## START Dataset excerpt

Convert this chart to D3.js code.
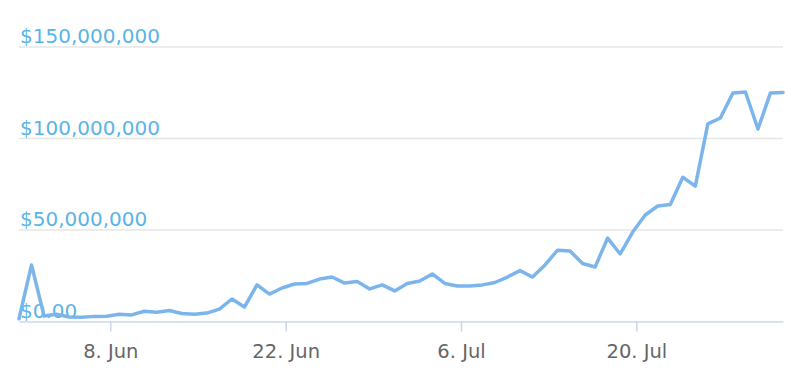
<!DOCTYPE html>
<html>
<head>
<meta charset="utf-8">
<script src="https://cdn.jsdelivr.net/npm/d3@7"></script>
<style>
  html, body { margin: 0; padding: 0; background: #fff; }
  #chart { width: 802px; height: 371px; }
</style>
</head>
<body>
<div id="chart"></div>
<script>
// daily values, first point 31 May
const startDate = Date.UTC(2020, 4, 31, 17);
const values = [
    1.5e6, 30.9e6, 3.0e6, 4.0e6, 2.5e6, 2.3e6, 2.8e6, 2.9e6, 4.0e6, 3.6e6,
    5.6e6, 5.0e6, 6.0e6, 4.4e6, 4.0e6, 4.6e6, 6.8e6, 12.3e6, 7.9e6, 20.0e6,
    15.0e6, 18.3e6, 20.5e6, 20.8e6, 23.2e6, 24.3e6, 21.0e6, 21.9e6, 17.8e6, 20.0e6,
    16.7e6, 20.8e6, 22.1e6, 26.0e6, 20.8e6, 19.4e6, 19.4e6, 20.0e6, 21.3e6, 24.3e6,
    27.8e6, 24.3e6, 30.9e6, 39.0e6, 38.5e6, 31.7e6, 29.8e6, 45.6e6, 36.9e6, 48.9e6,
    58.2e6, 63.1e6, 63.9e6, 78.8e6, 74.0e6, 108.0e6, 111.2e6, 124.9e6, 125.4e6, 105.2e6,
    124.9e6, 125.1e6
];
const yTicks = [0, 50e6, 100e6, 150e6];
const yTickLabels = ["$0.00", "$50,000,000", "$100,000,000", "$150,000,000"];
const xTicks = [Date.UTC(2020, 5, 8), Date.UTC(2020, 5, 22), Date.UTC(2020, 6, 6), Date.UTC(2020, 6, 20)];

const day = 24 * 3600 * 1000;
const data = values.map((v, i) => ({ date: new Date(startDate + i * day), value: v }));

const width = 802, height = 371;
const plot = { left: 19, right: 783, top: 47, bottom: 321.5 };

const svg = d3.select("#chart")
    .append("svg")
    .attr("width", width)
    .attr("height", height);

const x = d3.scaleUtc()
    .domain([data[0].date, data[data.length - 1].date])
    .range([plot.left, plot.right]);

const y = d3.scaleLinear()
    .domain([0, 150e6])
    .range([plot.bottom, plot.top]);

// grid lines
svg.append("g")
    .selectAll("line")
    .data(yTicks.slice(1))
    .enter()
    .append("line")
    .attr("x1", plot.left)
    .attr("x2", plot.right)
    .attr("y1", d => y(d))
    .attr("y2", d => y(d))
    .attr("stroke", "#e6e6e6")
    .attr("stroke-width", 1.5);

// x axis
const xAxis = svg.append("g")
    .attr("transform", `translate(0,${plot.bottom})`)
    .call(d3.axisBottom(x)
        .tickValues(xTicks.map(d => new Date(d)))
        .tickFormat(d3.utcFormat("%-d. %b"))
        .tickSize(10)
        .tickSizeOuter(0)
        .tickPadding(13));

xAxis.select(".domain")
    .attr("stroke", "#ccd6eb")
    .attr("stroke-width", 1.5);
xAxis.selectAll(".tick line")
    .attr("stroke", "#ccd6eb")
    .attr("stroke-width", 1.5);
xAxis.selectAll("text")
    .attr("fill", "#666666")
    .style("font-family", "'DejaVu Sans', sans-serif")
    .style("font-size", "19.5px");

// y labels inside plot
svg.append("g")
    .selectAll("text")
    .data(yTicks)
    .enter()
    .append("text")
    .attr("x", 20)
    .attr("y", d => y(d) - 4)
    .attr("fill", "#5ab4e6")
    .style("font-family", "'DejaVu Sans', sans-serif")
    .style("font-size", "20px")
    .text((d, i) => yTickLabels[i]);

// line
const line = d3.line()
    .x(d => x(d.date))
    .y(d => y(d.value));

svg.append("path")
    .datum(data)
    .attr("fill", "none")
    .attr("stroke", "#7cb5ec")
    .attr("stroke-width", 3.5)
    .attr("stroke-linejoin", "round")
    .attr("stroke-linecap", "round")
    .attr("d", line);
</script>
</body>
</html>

## END Dataset excerpt

> [What is needed]:
Output each line exactly; omit every picture.

> [Answer to this task]:
Convert this chart to D3.js code.
<!DOCTYPE html>
<html>
<head>
<meta charset="utf-8">
<script src="https://cdn.jsdelivr.net/npm/d3@7"></script>
<style>
  html, body { margin: 0; padding: 0; background: #fff; }
  #chart { width: 802px; height: 371px; }
</style>
</head>
<body>
<div id="chart"></div>
<script>
// daily values, first point 31 May
const startDate = Date.UTC(2020, 4, 31, 17);
const values = [
    1.5e6, 30.9e6, 3.0e6, 4.0e6, 2.5e6, 2.3e6, 2.8e6, 2.9e6, 4.0e6, 3.6e6,
    5.6e6, 5.0e6, 6.0e6, 4.4e6, 4.0e6, 4.6e6, 6.8e6, 12.3e6, 7.9e6, 20.0e6,
    15.0e6, 18.3e6, 20.5e6, 20.8e6, 23.2e6, 24.3e6, 21.0e6, 21.9e6, 17.8e6, 20.0e6,
    16.7e6, 20.8e6, 22.1e6, 26.0e6, 20.8e6, 19.4e6, 19.4e6, 20.0e6, 21.3e6, 24.3e6,
    27.8e6, 24.3e6, 30.9e6, 39.0e6, 38.5e6, 31.7e6, 29.8e6, 45.6e6, 36.9e6, 48.9e6,
    58.2e6, 63.1e6, 63.9e6, 78.8e6, 74.0e6, 108.0e6, 111.2e6, 124.9e6, 125.4e6, 105.2e6,
    124.9e6, 125.1e6
];
const yTicks = [0, 50e6, 100e6, 150e6];
const yTickLabels = ["$0.00", "$50,000,000", "$100,000,000", "$150,000,000"];
const xTicks = [Date.UTC(2020, 5, 8), Date.UTC(2020, 5, 22), Date.UTC(2020, 6, 6), Date.UTC(2020, 6, 20)];

const day = 24 * 3600 * 1000;
const data = values.map((v, i) => ({ date: new Date(startDate + i * day), value: v }));

const width = 802, height = 371;
const plot = { left: 19, right: 783, top: 47, bottom: 321.5 };

const svg = d3.select("#chart")
    .append("svg")
    .attr("width", width)
    .attr("height", height);

const x = d3.scaleUtc()
    .domain([data[0].date, data[data.length - 1].date])
    .range([plot.left, plot.right]);

const y = d3.scaleLinear()
    .domain([0, 150e6])
    .range([plot.bottom, plot.top]);

// grid lines
svg.append("g")
    .selectAll("line")
    .data(yTicks.slice(1))
    .enter()
    .append("line")
    .attr("x1", plot.left)
    .attr("x2", plot.right)
    .attr("y1", d => y(d))
    .attr("y2", d => y(d))
    .attr("stroke", "#e6e6e6")
    .attr("stroke-width", 1.5);

// x axis
const xAxis = svg.append("g")
    .attr("transform", `translate(0,${plot.bottom})`)
    .call(d3.axisBottom(x)
        .tickValues(xTicks.map(d => new Date(d)))
        .tickFormat(d3.utcFormat("%-d. %b"))
        .tickSize(10)
        .tickSizeOuter(0)
        .tickPadding(13));

xAxis.select(".domain")
    .attr("stroke", "#ccd6eb")
    .attr("stroke-width", 1.5);
xAxis.selectAll(".tick line")
    .attr("stroke", "#ccd6eb")
    .attr("stroke-width", 1.5);
xAxis.selectAll("text")
    .attr("fill", "#666666")
    .style("font-family", "'DejaVu Sans', sans-serif")
    .style("font-size", "19.5px");

// y labels inside plot
svg.append("g")
    .selectAll("text")
    .data(yTicks)
    .enter()
    .append("text")
    .attr("x", 20)
    .attr("y", d => y(d) - 4)
    .attr("fill", "#5ab4e6")
    .style("font-family", "'DejaVu Sans', sans-serif")
    .style("font-size", "20px")
    .text((d, i) => yTickLabels[i]);

// line
const line = d3.line()
    .x(d => x(d.date))
    .y(d => y(d.value));

svg.append("path")
    .datum(data)
    .attr("fill", "none")
    .attr("stroke", "#7cb5ec")
    .attr("stroke-width", 3.5)
    .attr("stroke-linejoin", "round")
    .attr("stroke-linecap", "round")
    .attr("d", line);
</script>
</body>
</html>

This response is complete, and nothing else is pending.